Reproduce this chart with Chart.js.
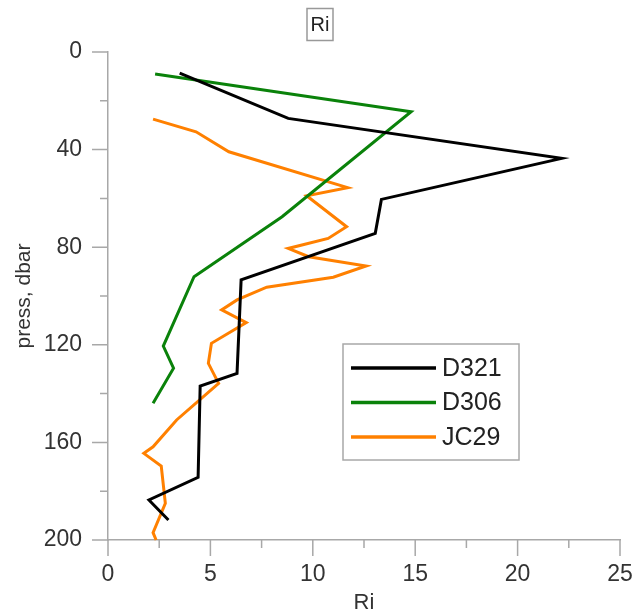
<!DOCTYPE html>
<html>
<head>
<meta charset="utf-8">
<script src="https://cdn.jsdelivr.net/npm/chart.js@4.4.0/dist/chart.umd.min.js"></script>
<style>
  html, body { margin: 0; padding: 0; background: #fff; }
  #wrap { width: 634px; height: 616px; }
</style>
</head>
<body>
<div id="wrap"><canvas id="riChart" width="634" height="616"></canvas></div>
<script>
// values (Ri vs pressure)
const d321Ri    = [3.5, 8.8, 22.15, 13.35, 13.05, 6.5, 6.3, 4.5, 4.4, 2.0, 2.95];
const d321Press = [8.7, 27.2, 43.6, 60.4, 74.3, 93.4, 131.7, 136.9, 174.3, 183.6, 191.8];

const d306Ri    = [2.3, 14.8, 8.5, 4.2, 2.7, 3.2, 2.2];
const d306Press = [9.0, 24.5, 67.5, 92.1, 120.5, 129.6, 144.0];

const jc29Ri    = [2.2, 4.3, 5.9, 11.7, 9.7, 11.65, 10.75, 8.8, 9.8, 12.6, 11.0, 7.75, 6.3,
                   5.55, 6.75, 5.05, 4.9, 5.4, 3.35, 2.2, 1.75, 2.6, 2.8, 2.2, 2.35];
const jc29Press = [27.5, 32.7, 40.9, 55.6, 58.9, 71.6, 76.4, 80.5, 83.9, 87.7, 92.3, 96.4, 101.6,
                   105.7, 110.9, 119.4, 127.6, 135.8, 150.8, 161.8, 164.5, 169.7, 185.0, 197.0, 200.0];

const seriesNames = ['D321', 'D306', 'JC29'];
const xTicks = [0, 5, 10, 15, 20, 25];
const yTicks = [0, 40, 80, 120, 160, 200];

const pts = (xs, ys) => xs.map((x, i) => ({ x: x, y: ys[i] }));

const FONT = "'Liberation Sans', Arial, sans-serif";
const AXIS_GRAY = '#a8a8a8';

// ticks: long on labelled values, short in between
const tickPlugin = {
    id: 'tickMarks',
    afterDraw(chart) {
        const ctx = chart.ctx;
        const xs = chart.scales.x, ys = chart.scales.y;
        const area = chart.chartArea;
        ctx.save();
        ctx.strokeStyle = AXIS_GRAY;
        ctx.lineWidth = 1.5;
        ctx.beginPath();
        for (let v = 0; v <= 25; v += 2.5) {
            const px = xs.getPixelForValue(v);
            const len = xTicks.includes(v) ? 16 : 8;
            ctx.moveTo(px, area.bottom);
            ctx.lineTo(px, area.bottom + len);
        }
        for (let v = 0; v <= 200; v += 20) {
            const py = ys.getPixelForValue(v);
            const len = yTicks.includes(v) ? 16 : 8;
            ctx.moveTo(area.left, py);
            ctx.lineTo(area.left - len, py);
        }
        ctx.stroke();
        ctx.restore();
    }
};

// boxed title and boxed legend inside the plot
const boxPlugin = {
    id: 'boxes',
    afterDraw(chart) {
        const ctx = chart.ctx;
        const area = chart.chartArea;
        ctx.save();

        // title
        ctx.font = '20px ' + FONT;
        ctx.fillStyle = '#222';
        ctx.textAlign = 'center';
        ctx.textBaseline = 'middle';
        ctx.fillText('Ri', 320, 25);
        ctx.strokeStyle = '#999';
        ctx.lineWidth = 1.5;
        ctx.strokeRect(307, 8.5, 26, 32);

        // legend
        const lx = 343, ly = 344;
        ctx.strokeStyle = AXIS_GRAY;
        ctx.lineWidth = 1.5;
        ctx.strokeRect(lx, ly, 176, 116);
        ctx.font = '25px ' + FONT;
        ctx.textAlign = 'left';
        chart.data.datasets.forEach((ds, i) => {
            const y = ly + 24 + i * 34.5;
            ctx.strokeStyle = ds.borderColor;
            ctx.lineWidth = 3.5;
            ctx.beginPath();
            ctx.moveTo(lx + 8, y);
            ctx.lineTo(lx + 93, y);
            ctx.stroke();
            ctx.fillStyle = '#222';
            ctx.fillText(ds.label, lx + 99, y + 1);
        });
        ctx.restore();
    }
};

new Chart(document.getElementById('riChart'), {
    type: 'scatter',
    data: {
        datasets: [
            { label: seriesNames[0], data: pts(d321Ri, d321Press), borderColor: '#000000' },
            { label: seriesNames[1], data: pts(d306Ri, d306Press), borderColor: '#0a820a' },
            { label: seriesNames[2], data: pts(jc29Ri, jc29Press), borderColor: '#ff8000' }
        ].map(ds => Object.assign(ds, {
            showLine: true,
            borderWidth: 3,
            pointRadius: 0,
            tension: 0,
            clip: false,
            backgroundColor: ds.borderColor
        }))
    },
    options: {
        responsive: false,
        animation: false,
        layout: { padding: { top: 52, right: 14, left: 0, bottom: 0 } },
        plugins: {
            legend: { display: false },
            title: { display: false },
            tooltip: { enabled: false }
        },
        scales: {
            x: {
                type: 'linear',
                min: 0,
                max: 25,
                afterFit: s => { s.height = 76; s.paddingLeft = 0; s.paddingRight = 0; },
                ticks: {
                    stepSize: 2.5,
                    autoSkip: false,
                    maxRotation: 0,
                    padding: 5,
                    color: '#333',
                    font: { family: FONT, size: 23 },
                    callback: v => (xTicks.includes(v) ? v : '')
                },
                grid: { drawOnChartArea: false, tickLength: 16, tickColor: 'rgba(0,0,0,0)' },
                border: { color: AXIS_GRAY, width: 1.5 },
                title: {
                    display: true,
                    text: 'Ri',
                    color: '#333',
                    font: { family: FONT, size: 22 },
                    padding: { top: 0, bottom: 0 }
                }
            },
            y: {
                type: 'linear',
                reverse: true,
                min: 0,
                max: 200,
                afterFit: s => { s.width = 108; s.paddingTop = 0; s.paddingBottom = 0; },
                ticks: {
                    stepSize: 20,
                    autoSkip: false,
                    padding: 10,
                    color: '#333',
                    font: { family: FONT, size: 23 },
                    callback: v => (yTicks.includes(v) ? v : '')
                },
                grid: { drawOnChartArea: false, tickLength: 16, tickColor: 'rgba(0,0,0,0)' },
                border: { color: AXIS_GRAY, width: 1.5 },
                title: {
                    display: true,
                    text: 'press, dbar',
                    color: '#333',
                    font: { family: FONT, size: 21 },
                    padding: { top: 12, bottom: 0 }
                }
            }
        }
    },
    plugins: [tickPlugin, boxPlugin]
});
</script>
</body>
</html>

---

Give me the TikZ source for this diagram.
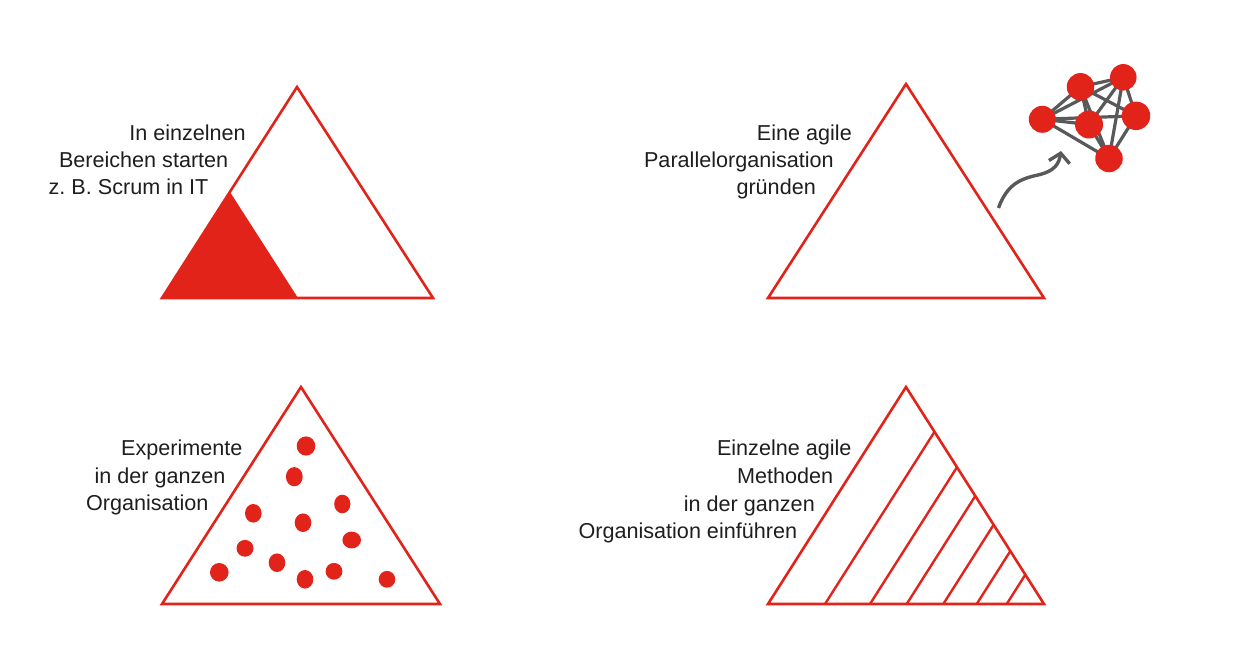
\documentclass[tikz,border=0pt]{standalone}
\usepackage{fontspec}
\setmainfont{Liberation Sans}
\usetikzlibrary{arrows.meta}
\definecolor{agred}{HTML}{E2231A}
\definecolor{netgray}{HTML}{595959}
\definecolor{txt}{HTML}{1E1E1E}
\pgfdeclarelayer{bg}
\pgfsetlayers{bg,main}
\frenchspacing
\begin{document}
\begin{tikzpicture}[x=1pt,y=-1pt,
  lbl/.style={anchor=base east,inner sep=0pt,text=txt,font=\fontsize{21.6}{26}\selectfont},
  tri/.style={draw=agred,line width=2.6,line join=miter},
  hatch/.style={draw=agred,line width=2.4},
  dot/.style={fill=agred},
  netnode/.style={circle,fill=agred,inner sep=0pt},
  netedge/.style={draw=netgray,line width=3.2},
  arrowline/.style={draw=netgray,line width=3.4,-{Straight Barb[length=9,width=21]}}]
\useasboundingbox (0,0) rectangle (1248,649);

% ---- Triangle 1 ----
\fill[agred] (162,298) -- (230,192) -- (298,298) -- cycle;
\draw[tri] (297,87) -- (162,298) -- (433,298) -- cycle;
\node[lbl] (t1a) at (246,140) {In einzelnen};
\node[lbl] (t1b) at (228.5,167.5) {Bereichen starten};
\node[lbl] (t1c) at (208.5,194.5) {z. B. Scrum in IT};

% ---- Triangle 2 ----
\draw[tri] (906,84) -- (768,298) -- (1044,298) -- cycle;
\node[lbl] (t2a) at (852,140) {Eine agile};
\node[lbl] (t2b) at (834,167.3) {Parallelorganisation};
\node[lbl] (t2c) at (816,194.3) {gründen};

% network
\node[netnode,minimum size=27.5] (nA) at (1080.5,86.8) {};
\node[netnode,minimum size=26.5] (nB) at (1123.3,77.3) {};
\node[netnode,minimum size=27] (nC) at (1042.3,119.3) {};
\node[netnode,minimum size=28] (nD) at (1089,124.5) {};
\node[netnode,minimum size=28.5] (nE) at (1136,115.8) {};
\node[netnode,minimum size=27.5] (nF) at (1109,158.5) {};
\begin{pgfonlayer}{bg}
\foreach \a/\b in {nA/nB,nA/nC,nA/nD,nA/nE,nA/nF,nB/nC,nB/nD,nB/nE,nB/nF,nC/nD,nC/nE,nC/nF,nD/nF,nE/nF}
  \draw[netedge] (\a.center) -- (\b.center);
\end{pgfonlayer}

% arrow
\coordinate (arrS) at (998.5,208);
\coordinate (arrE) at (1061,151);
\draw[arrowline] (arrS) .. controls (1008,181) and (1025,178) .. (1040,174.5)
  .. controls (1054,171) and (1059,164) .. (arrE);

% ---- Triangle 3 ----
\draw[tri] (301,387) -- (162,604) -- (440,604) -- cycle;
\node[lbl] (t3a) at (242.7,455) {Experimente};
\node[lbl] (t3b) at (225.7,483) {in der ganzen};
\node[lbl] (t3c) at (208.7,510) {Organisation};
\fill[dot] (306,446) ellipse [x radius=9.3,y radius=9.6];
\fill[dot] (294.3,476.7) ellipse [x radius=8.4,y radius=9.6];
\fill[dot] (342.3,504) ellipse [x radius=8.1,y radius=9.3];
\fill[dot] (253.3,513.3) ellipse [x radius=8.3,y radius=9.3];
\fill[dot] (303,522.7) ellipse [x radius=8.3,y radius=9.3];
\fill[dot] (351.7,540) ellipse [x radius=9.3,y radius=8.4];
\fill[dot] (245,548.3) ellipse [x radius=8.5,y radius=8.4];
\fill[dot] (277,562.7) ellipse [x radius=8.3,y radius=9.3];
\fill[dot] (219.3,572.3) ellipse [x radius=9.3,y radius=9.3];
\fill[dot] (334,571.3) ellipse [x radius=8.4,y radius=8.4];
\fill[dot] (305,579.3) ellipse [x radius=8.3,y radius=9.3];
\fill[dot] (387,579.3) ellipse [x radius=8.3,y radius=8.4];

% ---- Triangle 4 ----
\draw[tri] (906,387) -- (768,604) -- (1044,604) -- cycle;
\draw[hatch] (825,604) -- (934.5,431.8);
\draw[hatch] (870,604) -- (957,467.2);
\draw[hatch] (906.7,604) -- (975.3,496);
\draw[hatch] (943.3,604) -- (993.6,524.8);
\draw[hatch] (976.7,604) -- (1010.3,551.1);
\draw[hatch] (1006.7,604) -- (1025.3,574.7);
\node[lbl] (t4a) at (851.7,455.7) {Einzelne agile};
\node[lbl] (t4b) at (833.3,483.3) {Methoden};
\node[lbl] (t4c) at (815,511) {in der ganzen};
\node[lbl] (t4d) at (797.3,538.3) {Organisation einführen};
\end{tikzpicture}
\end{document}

==

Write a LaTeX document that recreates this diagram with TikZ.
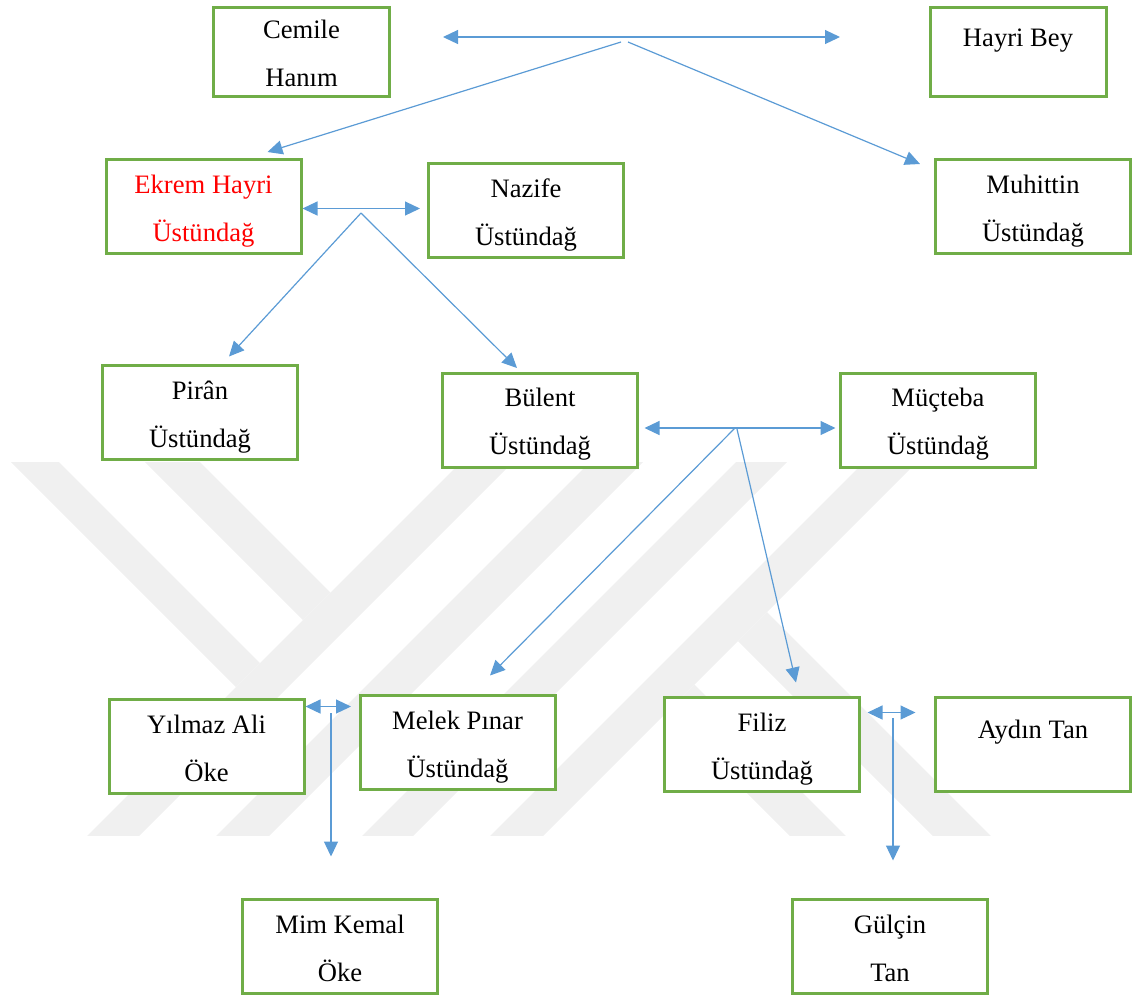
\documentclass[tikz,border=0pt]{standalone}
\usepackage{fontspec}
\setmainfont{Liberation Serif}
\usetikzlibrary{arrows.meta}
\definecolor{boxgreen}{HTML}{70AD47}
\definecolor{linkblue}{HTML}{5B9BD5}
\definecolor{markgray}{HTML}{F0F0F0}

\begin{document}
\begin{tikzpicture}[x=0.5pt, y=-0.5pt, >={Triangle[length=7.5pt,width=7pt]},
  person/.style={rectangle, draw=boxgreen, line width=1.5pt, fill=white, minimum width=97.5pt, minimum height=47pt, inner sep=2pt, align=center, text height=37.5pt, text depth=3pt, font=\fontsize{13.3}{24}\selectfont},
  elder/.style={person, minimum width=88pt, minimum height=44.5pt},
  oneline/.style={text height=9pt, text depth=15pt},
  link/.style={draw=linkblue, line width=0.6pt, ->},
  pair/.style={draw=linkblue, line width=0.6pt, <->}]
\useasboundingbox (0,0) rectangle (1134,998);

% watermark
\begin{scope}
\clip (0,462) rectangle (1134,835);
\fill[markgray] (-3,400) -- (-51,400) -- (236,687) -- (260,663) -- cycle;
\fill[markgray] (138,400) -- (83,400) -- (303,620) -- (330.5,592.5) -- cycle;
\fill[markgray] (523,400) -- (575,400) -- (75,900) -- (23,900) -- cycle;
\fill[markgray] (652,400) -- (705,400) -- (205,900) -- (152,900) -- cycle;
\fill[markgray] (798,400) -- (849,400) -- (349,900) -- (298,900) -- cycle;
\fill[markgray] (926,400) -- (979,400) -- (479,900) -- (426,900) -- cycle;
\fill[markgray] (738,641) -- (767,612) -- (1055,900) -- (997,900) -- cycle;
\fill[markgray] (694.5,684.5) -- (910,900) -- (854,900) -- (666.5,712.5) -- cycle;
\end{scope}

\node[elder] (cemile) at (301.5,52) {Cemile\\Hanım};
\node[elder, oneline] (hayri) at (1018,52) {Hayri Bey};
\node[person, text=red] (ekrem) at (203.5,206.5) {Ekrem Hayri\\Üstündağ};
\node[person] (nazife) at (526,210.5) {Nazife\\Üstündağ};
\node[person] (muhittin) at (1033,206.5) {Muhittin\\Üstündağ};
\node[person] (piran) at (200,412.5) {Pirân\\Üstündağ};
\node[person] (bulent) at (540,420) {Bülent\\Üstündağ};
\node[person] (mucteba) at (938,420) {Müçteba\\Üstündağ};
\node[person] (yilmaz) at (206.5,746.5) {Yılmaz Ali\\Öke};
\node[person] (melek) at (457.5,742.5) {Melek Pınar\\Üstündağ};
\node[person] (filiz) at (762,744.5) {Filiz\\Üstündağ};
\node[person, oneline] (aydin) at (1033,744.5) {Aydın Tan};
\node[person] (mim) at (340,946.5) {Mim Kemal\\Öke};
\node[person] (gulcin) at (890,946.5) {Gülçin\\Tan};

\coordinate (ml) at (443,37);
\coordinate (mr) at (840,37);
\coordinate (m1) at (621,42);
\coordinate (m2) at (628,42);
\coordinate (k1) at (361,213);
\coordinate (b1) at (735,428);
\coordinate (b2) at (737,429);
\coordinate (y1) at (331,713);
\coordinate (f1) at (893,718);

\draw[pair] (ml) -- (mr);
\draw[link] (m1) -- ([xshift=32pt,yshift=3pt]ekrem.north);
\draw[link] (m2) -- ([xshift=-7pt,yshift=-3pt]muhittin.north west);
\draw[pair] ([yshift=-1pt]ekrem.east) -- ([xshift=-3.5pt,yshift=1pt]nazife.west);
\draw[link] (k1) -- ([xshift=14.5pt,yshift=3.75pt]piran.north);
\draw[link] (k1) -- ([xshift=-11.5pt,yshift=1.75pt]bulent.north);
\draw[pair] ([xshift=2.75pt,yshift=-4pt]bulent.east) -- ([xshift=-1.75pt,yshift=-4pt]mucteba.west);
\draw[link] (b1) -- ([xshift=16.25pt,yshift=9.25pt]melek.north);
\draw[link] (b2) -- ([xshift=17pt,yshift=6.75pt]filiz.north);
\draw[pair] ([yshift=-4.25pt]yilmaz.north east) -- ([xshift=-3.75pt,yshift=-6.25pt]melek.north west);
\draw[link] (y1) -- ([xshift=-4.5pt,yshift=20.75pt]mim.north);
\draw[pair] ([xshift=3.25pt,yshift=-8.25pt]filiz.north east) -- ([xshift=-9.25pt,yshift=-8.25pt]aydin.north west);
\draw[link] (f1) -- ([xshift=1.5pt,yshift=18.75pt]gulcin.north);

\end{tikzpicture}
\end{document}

● **Objective**:
Leave the pictures out and copy exactly the lines from the one with "Give me the TikZ source for this diagram." to the one with "(t1c) at (208.5,194.5)", both included.

● **Task result**:
Give me the TikZ source for this diagram.
\documentclass[tikz,border=0pt]{standalone}
\usepackage{fontspec}
\setmainfont{Liberation Sans}
\usetikzlibrary{arrows.meta}
\definecolor{agred}{HTML}{E2231A}
\definecolor{netgray}{HTML}{595959}
\definecolor{txt}{HTML}{1E1E1E}
\pgfdeclarelayer{bg}
\pgfsetlayers{bg,main}
\frenchspacing
\begin{document}
\begin{tikzpicture}[x=1pt,y=-1pt,
  lbl/.style={anchor=base east,inner sep=0pt,text=txt,font=\fontsize{21.6}{26}\selectfont},
  tri/.style={draw=agred,line width=2.6,line join=miter},
  hatch/.style={draw=agred,line width=2.4},
  dot/.style={fill=agred},
  netnode/.style={circle,fill=agred,inner sep=0pt},
  netedge/.style={draw=netgray,line width=3.2},
  arrowline/.style={draw=netgray,line width=3.4,-{Straight Barb[length=9,width=21]}}]
\useasboundingbox (0,0) rectangle (1248,649);

% ---- Triangle 1 ----
\fill[agred] (162,298) -- (230,192) -- (298,298) -- cycle;
\draw[tri] (297,87) -- (162,298) -- (433,298) -- cycle;
\node[lbl] (t1a) at (246,140) {In einzelnen};
\node[lbl] (t1b) at (228.5,167.5) {Bereichen starten};
\node[lbl] (t1c) at (208.5,194.5) {z. B. Scrum in IT};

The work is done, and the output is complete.